As Keeler and Thigpen demonstrate, art may come from personal experiences, but then becomes a public statement about something much larger than the artist him or herself--and that leaves a lasting change. “As an immigrant from the Philippines and growing up as a person of color, doing this work made me feel like I wasn’t alone,” Thigpen said. “The beautiful souls I photographed shared their stories with me...and I feel like they left a little piece of them with me.” 

Visit and Support TMCC Student-Artists

These exhibitions in the community began on Nov. 17 and will continue through Dec. 12 at their respective locations.
Lily Hargrave, Liminal Landscapes 
Reception: Nov. 17, 4–6 p.m.
Nov. 12–Dec. 9
TMCC Red Mountain Gallery, 7000 Dandini Blvd., Reno NV 89512

Greg Luippold, Moving Forward 
Reception: Nov. 17, 4–6 p.m.
Nov. 12–Dec. 9
TMCC Student Gallery, 7000 Dandini Blvd., Reno NV 89512

Kayla James, Pet Portraits 
Nov. 30–Dec. 6
SPCA of Northern Nevada Thrift Store, 75 E. Moana Lane, Reno NV 89502

Kuuipo Hunter, Mysterious Worlds 
Nov. 26, 4–7 p.m. 
Nov. 26, 27, and 28
Games Galore Entertainment Store, Meadowood Mall, 5130 Meadowood Mall Cir., Reno NV 89502
View the website 

Matthew Woda, The World of Cherry Hallows 
Preview: Dec. 1, 3–5 p.m. 
Reception: Dec. 2, 5:30–7:30 p.m.
Living Stones Church, 445 S. Virginia St., Reno, NV 89501

Christian Doyle, Lost Identity 
Reception: Dec. 2, 5–7 p.m. 
Nov. 26–Dec. 4, 2021
The Depot Gallery, 831 Victorian Ave., Sparks, NV 89431

Alfredo Robles, Tee Time 
Reception: Dec. 2, 5–7 p.m. 
Nov. 26–Dec.4 
The Depot Gallery, 831 Victorian Ave., Sparks, NV 89431

Tyler Sullivan, Unspoken 
Reception: Friday, Dec. 3, 5–7 p.m. 
Dec. 1–11
Artemisia Studios, 255 Bell St., Reno, NV 89503

Hannah Buckingham, To Love You On A Dying Planet
Reception: Saturday, Dec. 4, 7 p.m. 
Dec. 4–20
West St.
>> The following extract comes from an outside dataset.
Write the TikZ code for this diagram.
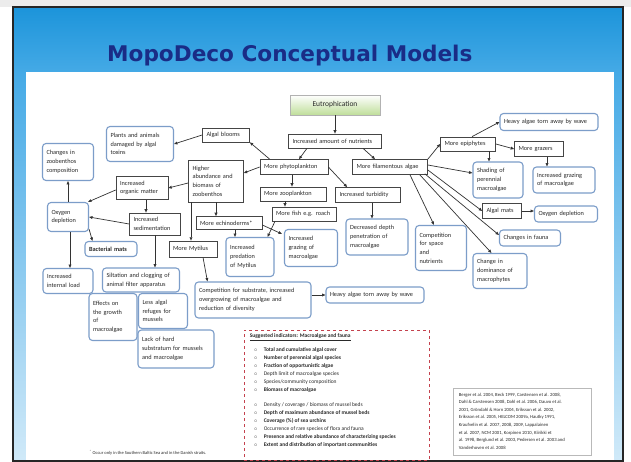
\documentclass[tikz,border=0pt]{standalone}
\usepackage{fontspec}
\setmainfont{Carlito}
\newfontfamily\ttlfont{DejaVu Sans}
\usetikzlibrary{arrows.meta,shadows,calc}
\definecolor{hdrblue}{HTML}{1C94DA}
\definecolor{hdrblueb}{HTML}{45AAE6}
\definecolor{titleblue}{HTML}{1A2C86}
\definecolor{rbblue}{HTML}{7C9DC9}
\definecolor{boxline}{HTML}{454545}
\definecolor{eutgreen}{HTML}{BFDE9A}
\definecolor{dashred}{HTML}{C4424E}
\definecolor{txt}{HTML}{2A2A2A}
\newcommand\boxfont{\fontsize{6.3}{8.7}\selectfont}
\newcommand\ib{\makebox[14pt][l]{\hspace{4pt}$\scriptscriptstyle\circ$}}
\begin{document}
\begin{tikzpicture}[x=1pt,y=-1pt,font=\boxfont,text=txt,
  sq/.style={rectangle,draw=boxline,line width=0.7pt,fill=white,inner sep=2pt,align=left,
    drop shadow={shadow xshift=0.9pt,shadow yshift=-0.9pt,opacity=0.45}},
  rb/.style={rectangle,rounded corners=3.5pt,draw=rbblue,line width=1.1pt,fill=white,inner sep=2pt,align=left},
  wh/.style 2 args={minimum width=#1,minimum height=#2,text width=#1-8},
  arr/.style={draw=black!80,line width=0.7pt,-{Triangle[length=3.4pt,width=2.8pt]}}]
\useasboundingbox (0,0) rectangle (631,462);
% slide background
\fill[white] (0,0) rectangle (631,462);
\fill[gray!15] (0,0) rectangle (631,7);
\shade[top color=hdrblueb,bottom color=hdrblueb!25!white] (13,72) rectangle (623,462);
\shade[top color=hdrblue,bottom color=hdrblueb] (13,7) rectangle (623,73);
\fill[white] (26,72) rectangle (614,462);
\draw[black!85,line width=1.3pt] (13,7) rectangle (623,461);
\node[anchor=base west,inner sep=0,text=titleblue,font=\ttlfont\bfseries\fontsize{21.6}{22}\selectfont] (title) at (107,62) {MopoDeco Conceptual Models};
% nodes
\node[sq,align=center,font=\fontsize{7.5}{9}\selectfont,top color=white,bottom color=eutgreen,draw=gray!60,minimum width=90,minimum height=20] (eut) at (335,105) {Eutrophication};
\node[sq,wh={93}{14}] (nut) at (335,141) {Increased amount of nutrients};
\node[sq,wh={47}{14}] (alg) at (226,135) {Algal blooms};
\node[rb,wh={67}{35}] (plants) at (140,144) {Plants and animals\\damaged by algal\\toxins};
\node[rb,wh={51}{37}] (zbc) at (68,162) {Changes in\\zoobenthos\\composition};
\node[sq,wh={68}{15}] (phyto) at (294,167) {More phytoplankton};
\node[sq,wh={55}{42}] (higher) at (216,181) {Higher\\abundance and\\biomass of\\zoobenthos};
\node[sq,wh={75}{15}] (fil) at (390,167) {More filamentous algae};
\node[sq,wh={52}{23}] (org) at (142,188) {Increased\\organic matter};
\node[sq,wh={66}{14}] (zpl) at (293,194) {More zooplankton};
\node[sq,wh={65}{15}] (turb) at (368,195) {Increased turbidity};
\node[rb,wh={41}{29}] (oxl) at (68,217) {Oxygen\\depletion};
\node[sq,wh={51}{22}] (sed) at (155,224) {Increased\\sedimentation};
\node[sq,wh={66}{13}] (ech) at (229,223) {More echinoderms*};
\node[sq,wh={64}{14}] (fish) at (304,214) {More fish e.g. roach};
\node[rb,wh={62}{36}] (dec) at (377,237) {Decreased depth\\penetration of\\macroalgae};
\node[rb,wh={52}{15},font=\boxfont\bfseries] (bac) at (111,249) {Bacterial mats};
\node[sq,wh={48}{16}] (myt) at (193,249) {More Mytilus};
\node[rb,wh={48}{39}] (pred) at (250,257) {Increased\\predation\\of Mytilus};
\node[rb,wh={53}{37}] (grm) at (311,248) {Increased\\grazing of\\macroalgae};
\node[rb,wh={50}{25}] (intl) at (68,281) {Increased\\internal load};
\node[rb,wh={77}{24}] (silt) at (141,280) {Siltation and clogging of\\animal filter apparatus};
\node[rb,wh={48}{47}] (eff) at (113,317) {Effects on\\the growth\\of\\macroalgae};
\node[rb,wh={49}{35}] (less) at (163,311) {Less algal\\refuges for\\mussels};
\node[rb,wh={76}{38}] (lack) at (176,349) {Lack of hard\\substratum for mussels\\and macroalgae};
\node[rb,wh={116}{36}] (comp) at (253,300) {Competition for substrate, increased\\overgrowing of macroalgae and\\reduction of diversity};
\node[rb,wh={98}{16}] (heavyb) at (375,295) {Heavy algae torn away by wave};
\node[rb,wh={51}{45}] (csp) at (441,248) {Competition\\for space\\and\\nutrients};
\node[rb,wh={54}{35}] (cdom) at (500,271) {Change in\\dominance of\\macrophytes};
\node[rb,wh={61}{16}] (cfa) at (530,238) {Changes in fauna};
\node[sq,wh={39}{15}] (amats) at (502,211) {Algal mats};
\node[rb,wh={63}{16}] (oxr) at (566,214) {Oxygen depletion};
\node[rb,wh={50}{36}] (shad) at (498,180) {Shading of\\perennial\\macroalgae};
\node[rb,wh={62}{26}] (grr) at (564,180) {Increased grazing\\of macroalgae};
\node[sq,wh={55}{14}] (epi) at (468,144) {More epiphytes};
\node[sq,wh={49}{15}] (grz) at (539,149) {More grazers};
\node[rb,wh={98}{17}] (heavyt) at (549,122) {Heavy algae torn away by wave};
% indicator box
\node[draw=dashred,dashed,line width=0.9pt,minimum width=185,minimum height=130,inner sep=0] (ind) at (336.5,395) {};
\node[anchor=north west,align=left,inner sep=0,font=\fontsize{5.5}{7.9}\selectfont] (indtext) at ($(ind.north west)+(6,4)$) {%
\textbf{\underline{Suggested indicators: Macroalgae and fauna}}\\[6pt]
\ib\textbf{Total and cumulative algal cover}\\
\ib\textbf{Number of perennial algal species}\\
\ib\textbf{Fraction of opportunistic algae}\\
\ib Depth limit of macroalgae species\\
\ib Species/community composition\\
\ib\textbf{Biomass of macroalgae}\\[7.9pt]
\ib Density / coverage / biomass of mussel beds\\
\ib\textbf{Depth of maximum abundance of mussel beds}\\
\ib\textbf{Coverage (\%) of sea urchins}\\
\ib Occurrence of rare species of flora and fauna\\
\ib\textbf{Presence and relative abundance of characterizing species}\\
\ib\textbf{Extent and distribution of important communities}};
% references box
\node[draw=gray!55,line width=0.6pt,fill=white,minimum width=138,minimum height=67,inner sep=0] (refs) at (522,421.5) {};
\node[anchor=north west,align=left,inner sep=0,font=\fontsize{4.7}{7.6}\selectfont] (refstext) at ($(refs.north west)+(6,5)$) {%
Berger et al. 2004, Beck 1999, Carstensen et al. 2008,\\
Dahl \& Carstensen 2008, Dahl et al. 2006, Dauvo et al.\\
2001, Gröndahl \& Horn 2004, Eriksson et al. 2002,\\
Eriksson et al. 2005, HELCOM 2009a, Hautky 1991,\\
Kraufvelin et al. 2007, 2008, 2009, Lappalainen\\
et al. 2007, NCM 2001, Korpinen 2010, Kiirikki et\\
al. 1998, Berglund et al. 2003, Pedersen et al. 2003 and\\
Vanderhoven et al. 2008};
\node[font=\fontsize{4.5}{5}\selectfont,inner sep=0] (fn) at (148,453) {\textsuperscript{*} Occur only in the Southern Baltic Sea and in the Danish straits.};
% connectors
\draw[arr] (eut) -- (nut);
\draw[arr] ([xshift=-28pt]nut.south) -- ([xshift=5pt]phyto.north);
\draw[arr] ([xshift=28pt]nut.south) -- ([xshift=-15pt]fil.north);
\draw[arr] ([xshift=10pt]phyto.north west) -- (alg.south east);
\draw[arr] (alg.west) -- (plants.east);
\draw[arr] (phyto.west) -- ([yshift=8pt]higher.east);
\draw[arr] ([xshift=-2pt]phyto.south) -- ([xshift=-2pt]phyto.south |- zpl.north);
\draw[arr] (phyto.east) -- ([xshift=12pt]turb.north west);
\draw[arr] ([xshift=-8pt]zpl.south) -- ([xshift=-8pt]zpl.south |- fish.north);
\draw[arr] ([xshift=4pt]turb.south) -- ([xshift=4pt]turb.south |- dec.north);
\draw[arr] ([yshift=-2pt]higher.west) -- (org.east);
\draw[arr] (higher.south) -- (higher.south |- ech.north);
\draw[arr] ([xshift=-25pt]higher.south) -- ([xshift=-25pt]higher.south |- myt.north);
\draw[arr] ([yshift=-2pt]org.west) -- ([xshift=-1pt]oxl.north east);
\draw[arr] ([xshift=4pt]org.south) -- ([xshift=4pt]org.south |- sed.north);
\draw[arr] (sed.west) -- (oxl.east);
\draw[arr] (sed.south) -- (sed.south |- silt.north);
\draw[arr] (oxl) -- (zbc);
\draw[arr] ([yshift=3pt]oxl.south east) -- ([xshift=8pt]bac.north west);
\draw[arr] ([xshift=2pt]oxl.south) -- ([xshift=2pt]oxl.south |- intl.north);
\draw[arr] ([xshift=6pt]ech.south) -- ([xshift=6pt]ech.south |- pred.north);
\draw[arr] ([yshift=-2pt]ech.east) -- ($(grm.north west)+(-2,5)$);
\draw[arr] ([xshift=-29pt]fish.south) -- ($(pred.north east)+(-7,0)$);
\draw[arr] ([xshift=10pt]myt.south) -- ($(comp.north west)+(13,0)$);
\draw[arr] (comp.east |- heavyb.west) -- (heavyb.west);
\draw[arr] (fil.north east) -- (epi.west);
\draw[arr] ($(epi.north)+(4,0)$) -- (heavyt.west);
\draw[arr] (epi.east) -- (grz.west);
\draw[arr] ([xshift=21pt]epi.south) -- ([xshift=21pt]epi.south |- shad.north);
\draw[arr] ([xshift=8pt]grz.south) -- ([xshift=8pt]grz.south |- grr.north);
\draw[arr] ([yshift=2pt]fil.east) -- ([yshift=7pt]shad.west);
\draw[arr] ([yshift=-3pt]fil.east) -- (amats.west);
\draw[arr] ($(fil.south east)+(-3,-1)$) -- ($(cfa.west)+(0,-3)$);
\draw[arr] ($(fil.south east)+(-8,0)$) -- ($(cdom.north west)+(19,0)$);
\draw[arr] ($(fil.south)+(20,0)$) -- ($(csp.north)+(-7,0)$);
\draw[arr] (amats.east) -- (amats.east -| oxr.west);
\end{tikzpicture}
\end{document}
Market, 148 West St., Reno, NV 89501

Tiana Keeler, Embers of Consequence
Reception: Sunday, Dec. 5, 9 a.m.–9 p.m. 
Reno Fire Dept Station 11, 7105 Mae Anne Ave., Reno NV 89523

Christopher Thigpen, I AM FEM 
Reception: Sunday, Dec. 5, 7:30–9 p.m.
Ace Studios, 150 Ridge St., Suite 1, Reno, NV 89501

Linda Pinching, Seasons of My Life 
Reception: Saturday, Dec. 11, 12–4 p.m.